Jenny Milne, who is a PhD student at the University studying transport and mobility, will be attending COP26 as an observer. Jenny is the founder of Scottish Rural and Islands Transport Community (SRITC), which campaigns for better sustainable travel for rural communities.

She said: “This is an exciting opportunity to see and learn first-hand about the role COP26 will play not only for Scotland but countries around the world. 

“The movement of people and goods is vital to successful economic growth, as we continue to explore how to decarbonise economies and in turn transportation, which I have a particular interest in through my role with SRITC.

“I hope to hear about some practical solutions that might enable better sustainable travel, and not just top-level policy objectives.”
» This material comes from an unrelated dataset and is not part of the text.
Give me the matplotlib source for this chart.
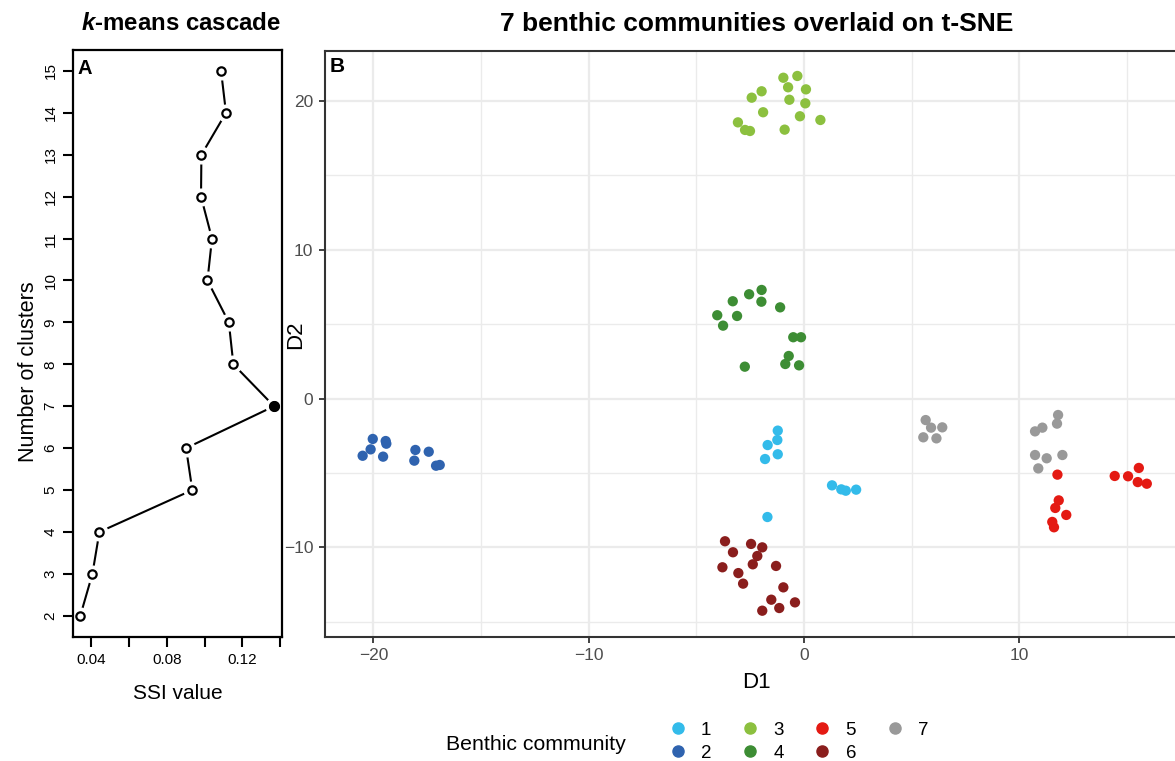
import numpy as np
import matplotlib.pyplot as plt
from matplotlib.lines import Line2D

plt.rcParams['font.family'] = ['Liberation Sans', 'DejaVu Sans']
plt.rcParams['mathtext.fontset'] = 'custom'
plt.rcParams['mathtext.it'] = 'Liberation Sans:italic:bold'

# panel A: k-means cascade
n_clusters = list(range(2, 16))
ssi_value = [0.0343, 0.0407, 0.0444, 0.0935, 0.0902, 0.1367, 0.1152,
             0.1128, 0.1015, 0.1039, 0.0981, 0.0983, 0.1113, 0.1087]
best_k = 7

# panel B: t-SNE coordinates per community
community_labels = ['1', '2', '3', '4', '5', '6', '7']
community_colors = ['#33BBEA', '#2F63AF', '#8CC03F', '#3D8D34',
                    '#E41A13', '#8A1E1D', '#999999']

c1_x = [-1.22, -1.24, -1.69, -1.22, -1.81, 1.30, 1.73, 1.94, 2.42, -1.70]
c1_y = [-2.16, -2.79, -3.13, -3.75, -4.07, -5.84, -6.11, -6.20, -6.13, -7.97]
c2_x = [-20.03, -19.43, -19.40, -20.50, -20.13, -19.55, -18.05, -18.10,
        -17.43, -17.09, -16.92]
c2_y = [-2.72, -2.86, -3.04, -3.85, -3.42, -3.91, -3.46, -4.18,
        -3.58, -4.52, -4.47]
c3_x = [-0.96, -0.31, -0.74, 0.09, -1.97, -2.43, -0.68, 0.06, -1.90,
        -0.19, 0.76, -3.07, -2.74, -2.51, -0.90]
c3_y = [21.57, 21.69, 20.93, 20.79, 20.66, 20.23, 20.09, 19.85, 19.25,
        18.98, 18.73, 18.57, 18.06, 17.99, 18.08]
c4_x = [-1.97, -2.55, -3.31, -1.98, -1.11, -4.03, -3.11, -3.76, -0.50,
        -0.14, -0.71, -0.87, -0.23, -2.75]
c4_y = [7.30, 7.01, 6.54, 6.51, 6.13, 5.60, 5.55, 4.90, 4.12,
        4.12, 2.86, 2.32, 2.23, 2.14]
c5_x = [11.77, 14.43, 15.05, 15.55, 15.50, 15.92, 11.83, 11.67, 12.18,
        11.53, 11.61]
c5_y = [-5.12, -5.21, -5.23, -4.67, -5.62, -5.73, -6.85, -7.36, -7.83,
        -8.30, -8.66]
c6_x = [-3.67, -2.46, -1.94, -3.30, -2.17, -2.38, -1.30, -3.79, -3.05,
        -2.83, -0.96, -1.52, -0.42, -1.15, -1.94]
c6_y = [-9.60, -9.78, -10.01, -10.34, -10.59, -11.15, -11.26, -11.35,
        -11.74, -12.45, -12.70, -13.53, -13.71, -14.09, -14.27]
c7_x = [5.65, 5.90, 6.42, 5.54, 6.15, 11.80, 11.75, 11.07, 10.73, 10.73,
        11.27, 12.00, 10.88]
c7_y = [-1.45, -1.96, -1.94, -2.61, -2.68, -1.11, -1.69, -1.96, -2.21,
        -3.80, -4.02, -3.80, -4.70]

xs = [c1_x, c2_x, c3_x, c4_x, c5_x, c6_x, c7_x]
ys = [c1_y, c2_y, c3_y, c4_y, c5_y, c6_y, c7_y]

fig = plt.figure(figsize=(11.75, 7.61), dpi=100)

# ---- panel A ----
axA = fig.add_axes([0.0619, 0.1633, 0.1781, 0.771])
axA.plot(ssi_value, n_clusters, color='black', lw=1.5, zorder=1)
# white halo gives the R type="b" gap between line and points
axA.plot(ssi_value, n_clusters, 'o', color='white', ms=12, zorder=2)
axA.plot(ssi_value, n_clusters, 'o', mfc='white', mec='black', mew=1.6,
         ms=6, zorder=3)
i = n_clusters.index(best_k)
axA.plot(ssi_value[i], n_clusters[i], 'o', color='black', ms=7, zorder=4)
axA.set_xlim(0.0303, 0.1409)
axA.set_ylim(1.5, 15.5)
axA.set_xticks([0.04, 0.06, 0.08, 0.10, 0.12, 0.14])
axA.set_xticklabels(['0.04', '', '0.08', '', '0.12', ''])
axA.set_yticks(n_clusters)
axA.set_yticklabels([str(k) for k in n_clusters], rotation=90, va='center')
axA.tick_params(length=7, width=1.5, labelsize=11, pad=5)
axA.tick_params(axis='y', pad=4)
for s in axA.spines.values():
    s.set_linewidth(1.6)
axA.text(0.022, 0.985, 'A', transform=axA.transAxes, fontsize=14.5,
         fontweight='bold', ha='left', va='top')

# ---- panel B ----
axB = fig.add_axes([0.2762, 0.1633, 0.7238, 0.7697])
for cx, cy, col, lab in zip(xs, ys, community_colors, community_labels):
    axB.scatter(cx, cy, s=55, color=col, edgecolors='none', label=lab,
                zorder=3)
axB.set_xlim(-22.27, 17.23)
axB.set_ylim(-16.02, 23.37)
axB.set_xticks([-20, -10, 0, 10])
axB.set_xticklabels(['\u221220', '\u221210', '0', '10'])
axB.set_yticks([-10, 0, 10, 20])
axB.set_yticklabels(['\u221210', '0', '10', '20'])
axB.set_xticks([-15, -5, 5, 15], minor=True)
axB.set_yticks([-15, -5, 5, 15], minor=True)
axB.grid(True, which='major', color='#EBEBEB', lw=1.6, zorder=0)
axB.grid(True, which='minor', color='#EBEBEB', lw=1.0, zorder=0)
axB.set_axisbelow(True)
axB.tick_params(which='major', length=4, width=1.3, color='#333333',
                labelsize=12.5, labelcolor='#4D4D4D', pad=4)
axB.tick_params(which='minor', length=0)
for s in axB.spines.values():
    s.set_linewidth(1.5)
    s.set_color('#333333')
axB.spines['right'].set_visible(False)
axB.text(0.006, 0.99, 'B', transform=axB.transAxes, fontsize=15,
         fontweight='bold', ha='left', va='top')

# titles and axis labels
fig.text(0.1539, 0.969, r'$k$-means cascade', fontsize=17.3,
         fontweight='bold', ha='center', va='center')
fig.text(0.644, 0.968, '7 benthic communities overlaid on t-SNE',
         fontsize=19, fontweight='bold', ha='center', va='center')
fig.text(0.024, 0.511, 'Number of clusters', fontsize=15.5, rotation=90,
         ha='center', va='center')
fig.text(0.1515, 0.089, 'SSI value', fontsize=15, ha='center',
         va='center')
fig.text(0.252, 0.56, 'D2', fontsize=16, rotation=90, ha='center',
         va='center')
fig.text(0.644, 0.1025, 'D1', fontsize=16, ha='center', va='center')

# legend
handles = [Line2D([], [], marker='o', linestyle='', color=c, ms=8)
           for c in community_colors]
fig.text(0.3796, 0.0223, 'Benthic community', fontsize=15.3, ha='left',
         va='center')
fig.legend(handles, community_labels, ncol=4, loc='upper left',
           bbox_to_anchor=(0.5689, 0.0516), frameon=False, fontsize=13.5,
           handlelength=1.0, handletextpad=0.73, columnspacing=1.57,
           labelspacing=0.3, borderpad=0, borderaxespad=0)

fig.savefig('out.png', dpi=100)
University Senior Vice-Principal Karl Leydecker, who leads on Sustainability at the University, added:
“Through our Aberdeen 2040 Strategy we have made a clear commitment to show leadership in working for the sustainable future of our planet. Academically, we are world leaders in climate science and the energy transition, and it is important that the University is visible in discussions and activities around COP26 that seek to engage our students, staff, and the wider community.

“The strength of our academic and institutional sustainability activities is reflected in the most recent Times Higher Education Impact Rankings, where we were ranked among the top 60 universities in the world in terms of our positive impact on society, based on our contribution to the achievement of the United Nations’ 17 Sustainable Development Goals.”